— Begin Data records —

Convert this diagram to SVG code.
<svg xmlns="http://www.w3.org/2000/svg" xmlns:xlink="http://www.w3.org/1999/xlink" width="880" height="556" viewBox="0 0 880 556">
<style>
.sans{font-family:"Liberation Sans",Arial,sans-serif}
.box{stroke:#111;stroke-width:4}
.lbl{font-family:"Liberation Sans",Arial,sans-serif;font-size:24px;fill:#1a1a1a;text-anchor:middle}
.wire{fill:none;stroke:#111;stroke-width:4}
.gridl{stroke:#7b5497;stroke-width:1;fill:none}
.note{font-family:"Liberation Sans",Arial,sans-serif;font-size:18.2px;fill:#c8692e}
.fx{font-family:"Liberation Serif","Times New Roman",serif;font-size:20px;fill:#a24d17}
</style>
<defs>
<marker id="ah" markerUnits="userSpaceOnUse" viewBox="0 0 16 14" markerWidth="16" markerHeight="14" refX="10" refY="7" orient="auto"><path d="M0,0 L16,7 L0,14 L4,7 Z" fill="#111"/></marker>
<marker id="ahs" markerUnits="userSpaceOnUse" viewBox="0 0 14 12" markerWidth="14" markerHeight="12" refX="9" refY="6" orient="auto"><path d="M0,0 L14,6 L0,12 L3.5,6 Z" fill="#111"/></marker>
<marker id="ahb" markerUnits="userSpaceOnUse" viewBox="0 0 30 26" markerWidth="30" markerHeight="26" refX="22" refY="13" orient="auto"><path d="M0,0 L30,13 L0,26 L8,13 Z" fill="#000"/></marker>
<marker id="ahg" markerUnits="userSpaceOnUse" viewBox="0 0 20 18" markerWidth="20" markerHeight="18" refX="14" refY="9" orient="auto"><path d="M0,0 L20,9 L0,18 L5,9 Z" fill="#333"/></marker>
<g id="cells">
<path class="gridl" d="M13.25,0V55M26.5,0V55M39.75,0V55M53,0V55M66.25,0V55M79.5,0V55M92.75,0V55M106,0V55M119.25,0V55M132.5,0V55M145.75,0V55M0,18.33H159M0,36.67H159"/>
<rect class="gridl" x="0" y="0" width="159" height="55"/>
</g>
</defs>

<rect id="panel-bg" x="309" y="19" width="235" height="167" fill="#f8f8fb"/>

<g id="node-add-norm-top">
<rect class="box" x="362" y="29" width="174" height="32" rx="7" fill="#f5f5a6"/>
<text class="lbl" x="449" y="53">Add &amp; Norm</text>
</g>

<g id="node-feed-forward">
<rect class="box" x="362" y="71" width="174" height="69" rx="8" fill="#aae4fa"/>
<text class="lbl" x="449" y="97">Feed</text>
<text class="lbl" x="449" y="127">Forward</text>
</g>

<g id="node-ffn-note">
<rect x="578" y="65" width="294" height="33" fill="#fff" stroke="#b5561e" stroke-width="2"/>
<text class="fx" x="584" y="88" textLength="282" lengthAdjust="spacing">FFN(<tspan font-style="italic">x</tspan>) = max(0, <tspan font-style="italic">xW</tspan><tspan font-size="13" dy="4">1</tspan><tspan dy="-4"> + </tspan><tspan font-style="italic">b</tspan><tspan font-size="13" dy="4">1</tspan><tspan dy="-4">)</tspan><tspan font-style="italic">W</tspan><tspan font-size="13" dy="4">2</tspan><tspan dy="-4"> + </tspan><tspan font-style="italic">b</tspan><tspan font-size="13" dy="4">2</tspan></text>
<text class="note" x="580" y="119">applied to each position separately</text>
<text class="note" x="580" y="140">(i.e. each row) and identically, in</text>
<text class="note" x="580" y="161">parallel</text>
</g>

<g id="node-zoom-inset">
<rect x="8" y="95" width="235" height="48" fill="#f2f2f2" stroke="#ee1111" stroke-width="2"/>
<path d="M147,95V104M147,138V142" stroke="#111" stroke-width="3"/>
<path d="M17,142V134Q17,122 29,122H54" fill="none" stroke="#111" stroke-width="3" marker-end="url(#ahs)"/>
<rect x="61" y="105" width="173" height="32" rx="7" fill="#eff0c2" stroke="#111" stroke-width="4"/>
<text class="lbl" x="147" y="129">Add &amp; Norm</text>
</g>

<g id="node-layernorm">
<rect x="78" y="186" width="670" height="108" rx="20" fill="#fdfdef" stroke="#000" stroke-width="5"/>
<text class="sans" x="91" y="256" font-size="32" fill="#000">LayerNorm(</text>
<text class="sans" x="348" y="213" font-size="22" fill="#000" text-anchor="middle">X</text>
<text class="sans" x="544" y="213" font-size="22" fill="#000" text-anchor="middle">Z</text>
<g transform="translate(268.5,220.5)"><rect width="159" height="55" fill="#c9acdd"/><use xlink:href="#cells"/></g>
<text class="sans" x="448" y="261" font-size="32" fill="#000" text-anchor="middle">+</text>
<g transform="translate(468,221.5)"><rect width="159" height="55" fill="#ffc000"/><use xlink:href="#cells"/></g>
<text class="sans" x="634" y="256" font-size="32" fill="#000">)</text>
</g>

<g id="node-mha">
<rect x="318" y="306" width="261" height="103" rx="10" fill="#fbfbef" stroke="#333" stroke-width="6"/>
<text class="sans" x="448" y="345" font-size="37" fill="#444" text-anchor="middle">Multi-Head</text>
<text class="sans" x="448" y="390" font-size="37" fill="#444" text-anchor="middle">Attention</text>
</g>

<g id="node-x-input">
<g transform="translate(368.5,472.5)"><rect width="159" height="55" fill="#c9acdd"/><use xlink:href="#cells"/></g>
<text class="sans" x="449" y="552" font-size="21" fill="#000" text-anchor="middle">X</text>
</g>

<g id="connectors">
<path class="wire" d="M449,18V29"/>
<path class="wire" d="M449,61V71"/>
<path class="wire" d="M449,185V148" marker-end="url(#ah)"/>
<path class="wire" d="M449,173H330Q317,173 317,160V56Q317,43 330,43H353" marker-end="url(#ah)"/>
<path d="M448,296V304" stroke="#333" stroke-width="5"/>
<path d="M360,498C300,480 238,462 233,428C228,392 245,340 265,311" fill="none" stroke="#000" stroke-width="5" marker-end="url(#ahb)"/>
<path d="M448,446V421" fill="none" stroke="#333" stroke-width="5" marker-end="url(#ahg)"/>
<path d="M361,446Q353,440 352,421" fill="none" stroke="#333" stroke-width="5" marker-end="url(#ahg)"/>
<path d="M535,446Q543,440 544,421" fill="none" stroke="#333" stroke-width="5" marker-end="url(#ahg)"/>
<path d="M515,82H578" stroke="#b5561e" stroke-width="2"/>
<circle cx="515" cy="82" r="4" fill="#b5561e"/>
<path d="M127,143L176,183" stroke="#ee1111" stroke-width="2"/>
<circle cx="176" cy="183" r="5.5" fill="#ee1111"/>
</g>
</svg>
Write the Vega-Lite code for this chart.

— End Data records —

# Given exercise:
Copy all lines of the listing above that contain the string "this".

# Exercise result:
Convert this diagram to SVG code.
Write the Vega-Lite code for this chart.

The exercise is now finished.